How does financing benefit me? On a small scale, sometimes you just need a helping hand to get you over the bumps that life sometimes throws at you. It’s also nice to use financing to buy things that make you happy, like my big screen TV! On a large scale, those small things that I finance help build my credit that is so important in life. I have so many friends that don’t have a credit card and have never made any significant purchases. This gives me anxiety since I have seen firsthand the unexpected turn of events that require expenses that no one could prepare for. I had to finance money to pay for my horse when she unexpectedly became sick and it was going to cost thousands of dollars to save her life. Without the ability to finance money I would not have my car, my home, or my horse, all which I could not imagine my life without.

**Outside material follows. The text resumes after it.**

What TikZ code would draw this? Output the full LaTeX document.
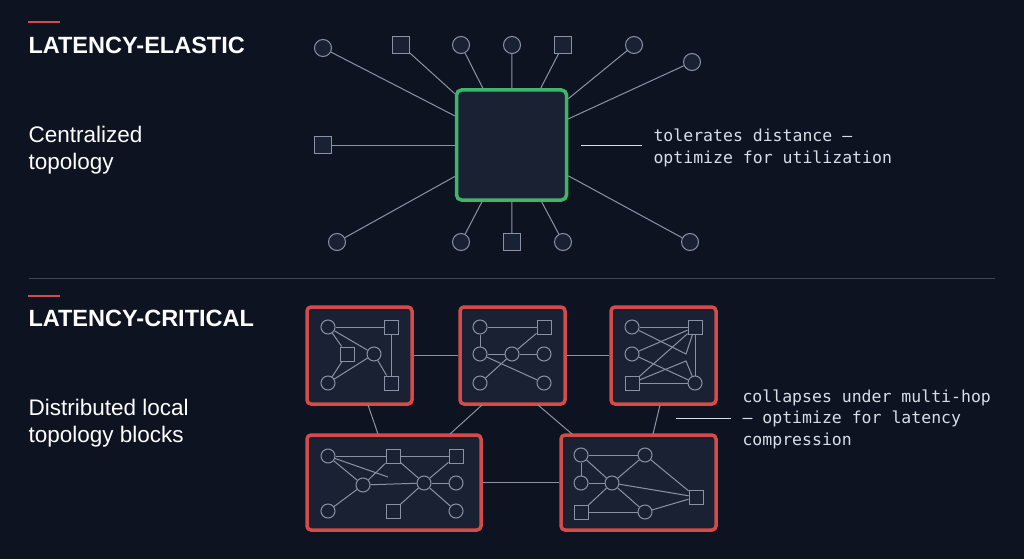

So why would a person want to finance something? Life is expensive. College students especially know how expensive it can be. Any college student that has looked back on their first day at the campus bookstore can tell you about expenses that are not foreseen. I remember registering for classes and being excited about picking up my textbooks. Who in their right mind would expect to buy a used book for $200 when it is full of writing, highlighting, the front cover is half torn off, and it smells like mold! This is a sad reality! Day to day costs of a college student include gas to commute to school, car payments, car insurance, and overpriced lunches. This doesn’t even take into consideration the new laptop you need, supplies, professional outfit for interviews, and tuition.
What about other young adults that are not college students? What about single mom or single dads? The cost of raising a child today is very high. Each day people go to work and before they know it the paycheck is gone. What if the washing machine breaks? Where is that extra $1000 going to come from when so many people live paycheck to paycheck? I had a friend who always just barely made her rent. When her mom passed away she couldn’t even afford to fly back home for the funeral.
The ability to finance allows us to reach some of our personal dreams. I have a personal dream of trying to fix up my house and make it my home. I used my Home Depot credit card to purchase tile for my floor. I financed my new living room set. Can you imagine if you had to pay in full for everything you had? Should I have saved for a few weeks and purchased my couch or my coffee table first? I would be very disappointed if saved for a few weeks and bought a couch and then had to wait months to be able to afford the TV and entertainment center.
As with everything, there is a downside to financing. It is easy to be overcome with debt and to get carried away. Maturity and responsibility are a must when considering financing anything. One must consider how they are going to pay for the item, if they truly need the items, and how much more that item is going to cost after interest. I financed my new car, but as I was looking at the price on the car I did not consider the actual cost of the car after all of the interest I paid. I still would have bought it, as there is no other way I could have afforded to get a vehicle. It was worth it. Life is expensive but is worth living.